Sprachen wie Italienisch und Chinesisch haben hingegen nur wenige geschlossene Silben (Silben mit einem oder mehreren Konsonanten in der Coda) und es sind nur bestimmte Konsonanten, die in der Coda stehen. Deshalb ergänzen viele italienische Deutschlernende zum Beispiel nach einem t noch einen Murmelvokal (schwaches e), so dass „er hat“ plötzlich wie „er hatte“ klingt. Andere Sprachen haben dafür im Silbenkopf keine (oder wenige) Konsonantencluster und ihre Sprecher tendieren dazu im Deutschen Sprossvokale zwischen Konsonanten zu schieben (z.B. Bulume statt Blume).

Das Bewusstmachen der unterschiedlichen Struktur kann oft helfen. Oft sind es aber auch hier im Grunde Hörprobleme. Die Lernenden nehmen gar nicht war, dass im deutschen Wort kein Murmelvokal auftritt. Klatschen (einmal zur korrekten und einmal zur abweichenden Realisierung) kann helfen, die unterschiedliche Anzahl Silben wahrzunehmen.

Die Lehrmittel, die ich kenne, kommen weitgehend ohne den Begriff der Silbe aus. Der Wortakzent wird meistens an die Vokale gebunden (zum Beispiel durch die Markierung mit Strich oder Punkt) und das funktioniert ja auch. Wenn man den Begriff verwenden will, reicht meistens die Faustregel, dass ein Wort so viele Silben wie Vokale (oder Diphthonge) hat und dass ein einzelner Laut in der Regel zum nächsten Vokal gehört.

Vor etwas mehr als vier Jahren habe ich Arbeitsblätter zur Silbe gemacht, die man auf meiner alten Seite herunterladen kann.
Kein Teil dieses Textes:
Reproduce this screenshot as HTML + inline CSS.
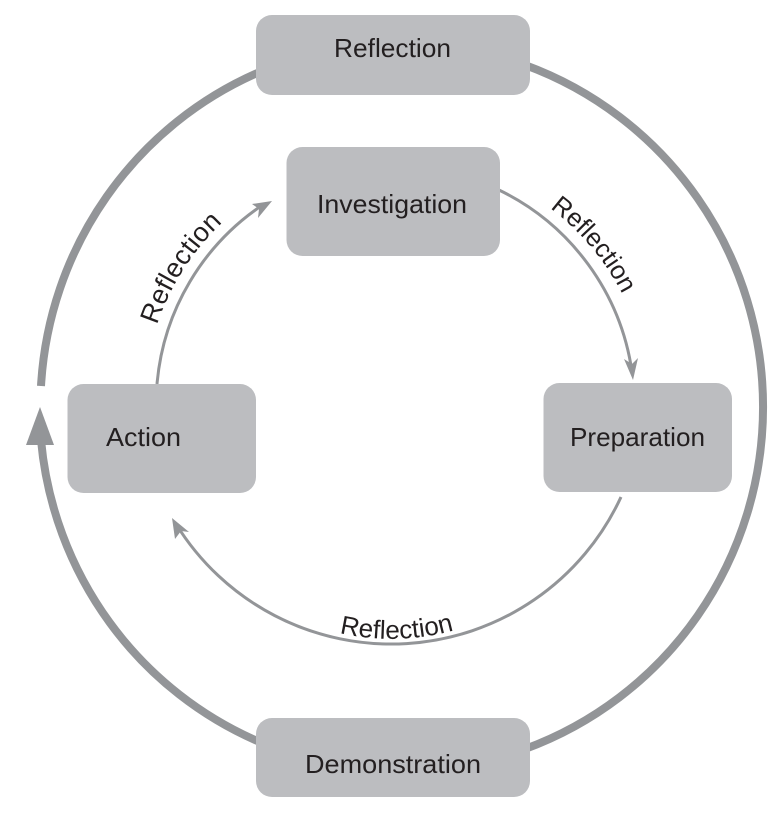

Sie sind ehrlich gesagt etwas akademisch geraten (für Akademiker waren sie ja auch gedacht :-), aber vielleicht kann der eine oder andere ja doch etwas damit anfangen.

Die Reflektion zur Silbenstruktur der eigenen Sprache hatte bei diesen Leuten übrigens erstaunlich gut funktioniert.